RECORDS PROVIDED start

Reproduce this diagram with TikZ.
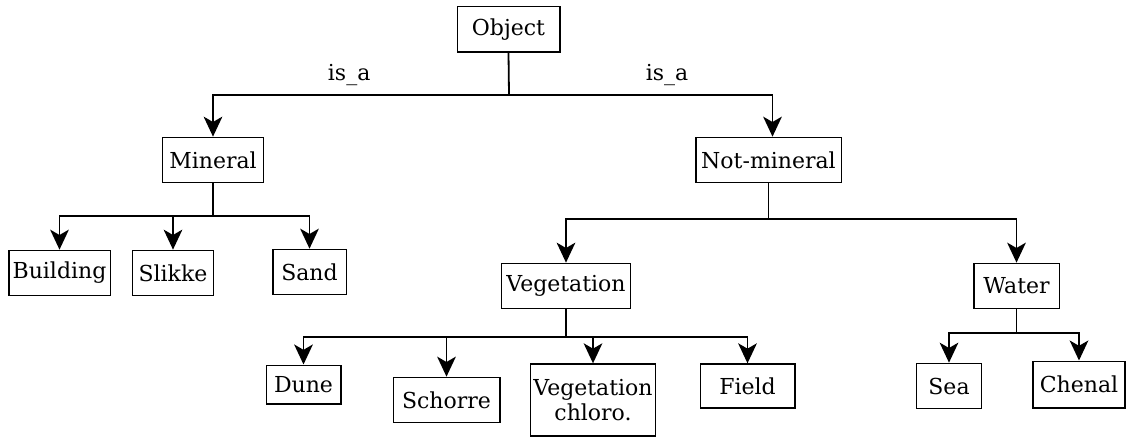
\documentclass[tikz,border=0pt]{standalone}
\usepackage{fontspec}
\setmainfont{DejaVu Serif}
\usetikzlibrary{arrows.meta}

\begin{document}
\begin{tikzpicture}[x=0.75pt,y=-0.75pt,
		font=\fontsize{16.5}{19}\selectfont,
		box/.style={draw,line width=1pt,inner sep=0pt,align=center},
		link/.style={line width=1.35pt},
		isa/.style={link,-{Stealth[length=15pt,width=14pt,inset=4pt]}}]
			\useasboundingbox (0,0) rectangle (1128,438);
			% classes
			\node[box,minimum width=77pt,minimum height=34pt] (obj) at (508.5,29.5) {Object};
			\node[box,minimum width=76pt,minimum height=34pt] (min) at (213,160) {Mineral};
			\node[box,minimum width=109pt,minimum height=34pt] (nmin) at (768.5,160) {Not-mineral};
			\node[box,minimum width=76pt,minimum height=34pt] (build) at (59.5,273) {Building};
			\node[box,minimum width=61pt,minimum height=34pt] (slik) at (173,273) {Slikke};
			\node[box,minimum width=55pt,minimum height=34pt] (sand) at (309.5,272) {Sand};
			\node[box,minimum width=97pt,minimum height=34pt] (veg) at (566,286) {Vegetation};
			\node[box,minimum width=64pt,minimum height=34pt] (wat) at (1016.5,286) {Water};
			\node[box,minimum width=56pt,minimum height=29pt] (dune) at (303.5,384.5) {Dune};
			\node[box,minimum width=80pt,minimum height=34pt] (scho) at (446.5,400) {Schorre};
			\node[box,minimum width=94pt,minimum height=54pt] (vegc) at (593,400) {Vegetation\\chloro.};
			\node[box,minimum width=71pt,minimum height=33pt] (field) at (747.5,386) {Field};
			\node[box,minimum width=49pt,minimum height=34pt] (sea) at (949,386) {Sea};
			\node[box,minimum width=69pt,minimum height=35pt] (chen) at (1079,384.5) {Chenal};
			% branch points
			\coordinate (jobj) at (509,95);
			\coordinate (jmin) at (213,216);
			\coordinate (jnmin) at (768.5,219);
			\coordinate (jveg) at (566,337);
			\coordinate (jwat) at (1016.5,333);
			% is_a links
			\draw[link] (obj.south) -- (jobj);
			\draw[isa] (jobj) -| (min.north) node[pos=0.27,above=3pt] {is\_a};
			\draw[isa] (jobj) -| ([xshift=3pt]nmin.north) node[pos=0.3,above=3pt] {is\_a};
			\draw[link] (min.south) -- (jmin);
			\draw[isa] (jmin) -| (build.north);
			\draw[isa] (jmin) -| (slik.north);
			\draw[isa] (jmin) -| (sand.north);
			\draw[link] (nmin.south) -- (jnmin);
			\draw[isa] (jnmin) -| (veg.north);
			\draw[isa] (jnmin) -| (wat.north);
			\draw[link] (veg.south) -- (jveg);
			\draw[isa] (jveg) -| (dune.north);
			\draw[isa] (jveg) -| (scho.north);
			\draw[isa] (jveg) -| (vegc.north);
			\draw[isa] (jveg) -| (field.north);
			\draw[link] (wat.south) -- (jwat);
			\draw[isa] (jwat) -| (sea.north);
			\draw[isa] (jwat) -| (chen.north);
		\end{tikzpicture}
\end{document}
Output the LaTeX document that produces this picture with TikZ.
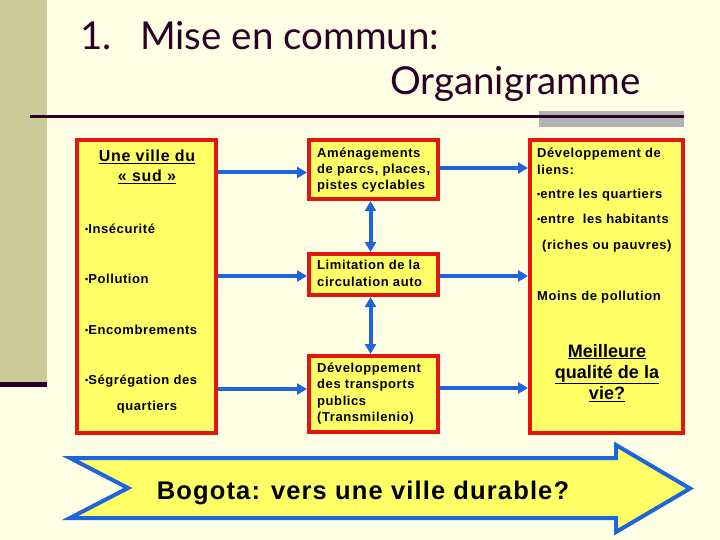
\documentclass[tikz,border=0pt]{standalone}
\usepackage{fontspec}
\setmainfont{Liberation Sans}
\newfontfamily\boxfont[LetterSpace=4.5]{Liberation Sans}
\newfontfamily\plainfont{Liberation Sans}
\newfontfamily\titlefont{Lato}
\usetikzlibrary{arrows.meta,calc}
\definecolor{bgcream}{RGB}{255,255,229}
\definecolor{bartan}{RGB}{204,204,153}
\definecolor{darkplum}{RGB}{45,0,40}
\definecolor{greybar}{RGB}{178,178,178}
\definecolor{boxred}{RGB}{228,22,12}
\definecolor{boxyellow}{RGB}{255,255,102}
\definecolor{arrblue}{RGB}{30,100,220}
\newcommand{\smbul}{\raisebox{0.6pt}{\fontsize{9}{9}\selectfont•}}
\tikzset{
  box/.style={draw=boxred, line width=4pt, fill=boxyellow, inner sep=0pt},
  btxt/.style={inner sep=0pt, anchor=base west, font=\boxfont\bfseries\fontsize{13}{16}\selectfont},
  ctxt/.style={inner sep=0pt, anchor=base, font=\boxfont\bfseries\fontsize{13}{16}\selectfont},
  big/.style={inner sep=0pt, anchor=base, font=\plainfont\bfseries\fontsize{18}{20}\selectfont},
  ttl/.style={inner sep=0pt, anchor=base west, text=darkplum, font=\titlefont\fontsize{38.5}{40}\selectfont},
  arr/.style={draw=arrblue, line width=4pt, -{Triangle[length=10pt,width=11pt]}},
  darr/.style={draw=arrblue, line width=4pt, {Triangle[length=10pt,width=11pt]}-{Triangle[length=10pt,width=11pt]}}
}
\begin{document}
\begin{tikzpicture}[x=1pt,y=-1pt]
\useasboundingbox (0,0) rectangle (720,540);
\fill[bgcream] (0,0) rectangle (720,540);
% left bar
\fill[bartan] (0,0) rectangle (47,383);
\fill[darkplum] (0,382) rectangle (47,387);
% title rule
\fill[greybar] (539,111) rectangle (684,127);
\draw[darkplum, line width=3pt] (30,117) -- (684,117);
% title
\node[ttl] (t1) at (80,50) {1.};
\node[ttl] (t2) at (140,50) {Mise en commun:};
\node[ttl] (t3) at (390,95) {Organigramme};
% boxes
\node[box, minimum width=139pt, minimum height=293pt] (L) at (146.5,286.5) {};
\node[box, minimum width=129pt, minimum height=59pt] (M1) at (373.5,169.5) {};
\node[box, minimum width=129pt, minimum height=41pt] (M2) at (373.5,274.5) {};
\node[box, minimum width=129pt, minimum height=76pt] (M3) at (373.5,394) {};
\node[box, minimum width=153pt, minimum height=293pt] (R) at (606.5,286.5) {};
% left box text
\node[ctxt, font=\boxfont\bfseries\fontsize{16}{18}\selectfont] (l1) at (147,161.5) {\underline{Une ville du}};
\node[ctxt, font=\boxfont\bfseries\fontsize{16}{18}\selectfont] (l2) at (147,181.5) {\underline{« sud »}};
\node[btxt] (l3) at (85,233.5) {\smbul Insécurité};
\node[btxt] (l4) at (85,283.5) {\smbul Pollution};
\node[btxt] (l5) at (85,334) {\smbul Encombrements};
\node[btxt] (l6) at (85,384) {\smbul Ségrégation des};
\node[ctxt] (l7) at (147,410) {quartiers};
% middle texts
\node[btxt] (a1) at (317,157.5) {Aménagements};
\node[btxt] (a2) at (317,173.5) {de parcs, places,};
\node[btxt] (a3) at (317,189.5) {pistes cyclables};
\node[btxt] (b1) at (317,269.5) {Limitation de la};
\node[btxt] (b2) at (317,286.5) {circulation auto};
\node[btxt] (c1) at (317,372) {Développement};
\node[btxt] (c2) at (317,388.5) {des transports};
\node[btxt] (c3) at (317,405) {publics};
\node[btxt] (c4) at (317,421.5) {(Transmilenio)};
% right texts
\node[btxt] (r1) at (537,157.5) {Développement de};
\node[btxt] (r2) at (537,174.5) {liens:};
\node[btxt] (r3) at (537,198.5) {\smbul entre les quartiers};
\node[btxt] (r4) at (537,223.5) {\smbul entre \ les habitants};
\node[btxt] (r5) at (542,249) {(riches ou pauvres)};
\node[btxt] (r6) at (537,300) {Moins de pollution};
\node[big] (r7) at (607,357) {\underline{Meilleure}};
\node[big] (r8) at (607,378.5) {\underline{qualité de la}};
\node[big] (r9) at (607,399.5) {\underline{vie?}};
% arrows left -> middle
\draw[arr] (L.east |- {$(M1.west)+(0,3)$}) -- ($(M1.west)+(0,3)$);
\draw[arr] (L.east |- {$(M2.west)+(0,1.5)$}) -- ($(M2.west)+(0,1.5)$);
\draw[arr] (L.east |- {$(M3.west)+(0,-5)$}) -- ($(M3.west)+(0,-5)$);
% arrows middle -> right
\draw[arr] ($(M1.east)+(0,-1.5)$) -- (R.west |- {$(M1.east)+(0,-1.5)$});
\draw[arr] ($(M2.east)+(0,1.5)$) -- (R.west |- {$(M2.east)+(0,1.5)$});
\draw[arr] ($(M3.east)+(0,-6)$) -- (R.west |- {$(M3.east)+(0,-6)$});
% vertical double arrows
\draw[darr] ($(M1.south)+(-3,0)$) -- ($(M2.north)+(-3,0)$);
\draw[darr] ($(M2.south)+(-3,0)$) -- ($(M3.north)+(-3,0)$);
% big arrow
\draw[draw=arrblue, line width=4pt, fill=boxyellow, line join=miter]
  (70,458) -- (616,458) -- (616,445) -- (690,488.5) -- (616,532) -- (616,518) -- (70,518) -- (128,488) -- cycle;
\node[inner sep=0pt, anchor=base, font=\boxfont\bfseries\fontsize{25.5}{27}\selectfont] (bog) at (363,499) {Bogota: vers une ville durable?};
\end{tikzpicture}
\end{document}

RECORDS PROVIDED end

**TASK INSTRUCTIONS**
In the records above, find each line holding "with" and copy it.

**EXERCISE RESPONSE**
Reproduce this diagram with TikZ.
Output the LaTeX document that produces this picture with TikZ.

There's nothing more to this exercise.